Hi How can I tune this spl command?
this spl execute daily, and return something like this:
servername send receive customer ID status
Customer4 2021-21-11 12:12:39 2021-21-11 12:15:03 CUS.AaBB-APP1-12345_CUS 10 144.772000
Customer3 2021-21-11 12:09:58 2021-21-11 12:12:03 CUS.AaBB-APP1-98765_CUS 20 125.616000
here is statics belong this query:
events 72,070,802 (11/21/21 12:00:00.000 AM to 11/22/21 12:00:00.000 AM)
Size 2.09 GB
Statistics (248,138)
it take huge time to return result is there any way to tune query or any trick that return this result faster?
FYI: I try to use summer index but still take long time to return result.
Here is my query:
index="myindex" source="/data/product/*/customer*" (date_hour>=1 AND (date_hour<23 OR (date_hour=23 date_minute<30))) "Packet Processed" OR "Normal Packet Received"
| rex field=source "\/data\/(?<product>\w+)\/(?<date>\d+)\/(?<servername>\w+)"
| rex ID\[(?<ID>\d+)
| rex "^(?<timestamp>.{23}) INFO (?<customer>.*) \[AppServiceName\] (?<status>.*): M\[(?<Acode>.*)\] T\[(?<Bcode>\d+)\]"
| rex field=customer "_(?<customer2>.*)"
| eval customer2=coalesce(customer2,customer), customer=if(customer=customer2,null(),customer)
| eval sendTime=if(status="Packet Processed",strptime(timestamp,"%Y-%m-%d %H:%M:%S,%3Q"),null()), receiveTime=if(status="Normal Packet Received",strptime(timestamp,"%Y-%m-%d %H:%M:%S,%3Q"),null())
| eval AcodeSend=if(status="Packet Processed",Acode,null()),BcodeSend=if(status="Packet Processed",Bcode,null()),AcodeReceive=if(status="Normal Packet Received",Acode,null()),BcodeReceive=if(status="Normal Packet Received",Bcode,null())
| eval AcodeReceiveLookFor=AcodeSend+10,acr=coalesce(AcodeReceive,AcodeReceiveLookFor)
| fields - Acode _time timestamp status AcodeReceiveLookFor
| stats values(*) as *,count by customer2,acr,Bcode
| eval duration=receiveTime-sendTime , customer=coalesce(customer,customer2)
| eval status=case(isnull(AcodeSend),"No Send",isnull(AcodeReceive),"No receive")
| eventstats max(duration) as duration by customer2
| where count=2 OR (status="No receive" AND isnull(duration))
| eval status=coalesce(status,duration)
| search NOT status="No receive"
| search NOT status="No Send"
| search status>2
| eval send=strftime(sendTime, "%Y-%d-%m %H:%M:%S") | eval receive=strftime(receiveTime, "%Y-%d-%m %H:%M:%S")
| table servername send receive customer ID status
Any idea?
Thanks
The first rex statement is redundant - you don't use the fields.
You are setting status to "No receive" or "No Send". Then you are testing those string values later on and then you exclude those from results with the search filter.

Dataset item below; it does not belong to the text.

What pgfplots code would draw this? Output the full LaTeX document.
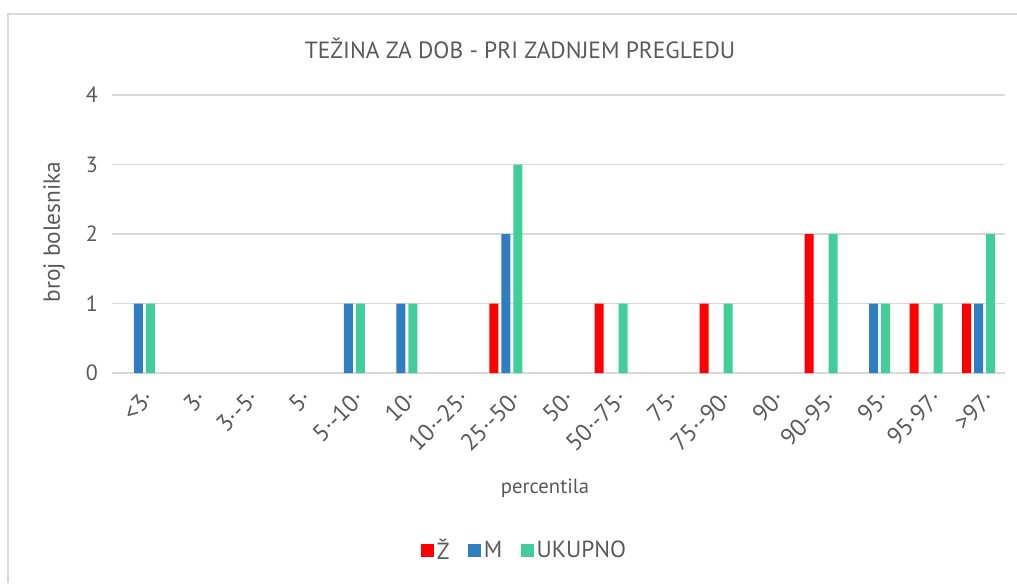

Why not set these to some negative numeric - I assume you will not get negative durations, so then
| eval status=case(isnull(AcodeSend),-999,isnull(AcodeReceive),-998)
| eventstats max(duration) as duration by customer2
| where count=2 OR (status=-998 AND isnull(duration))
| eval status=coalesce(status,duration)
| search status>2
However, I'm a little unsure of your where statement, which allows "No receive" case to pass through, then you search for NOT status="No receive" to remove it. Am I missing something?
It's worth looking at the job inspector to help understand where the time is spent. I suspect it might be useful to convert the initial status to a type, so that you do not have to do those 'if (status="blablabla") comparisons 6 times for every event. 3 will match quickly, but 3 will not, so instead do
| eval type=case(status="Packet Processed", 1,
status="Normal Packet Received", 2)
and then use type instead of status for the other tests. The string length for received events is 22 characters, * 3 * 72,000,000 events, so it will only satisfy the match when fully matched.
AcodeReceiveLookFor variable is not necessary - just use the AcodeSend+10 value in the coalesce directly
It looks like you are effectively running a report on the previous day, so schedule a search sometime between 23:30 and 01:00 the following day and save the results as a saved search, then you just need to ref(erence) the saved report.
Other things you might try are, having evaluated status and set sendTime and receiveTime appropriately, it might be slightly quicker to evaluate whether these are null or not instead of doing the same string compare again.
Also, has _time already been set correctly when the event was indexed? If so, you might not need to extract timestamp and parse it again.
Why extract product date and servername if you are not using them?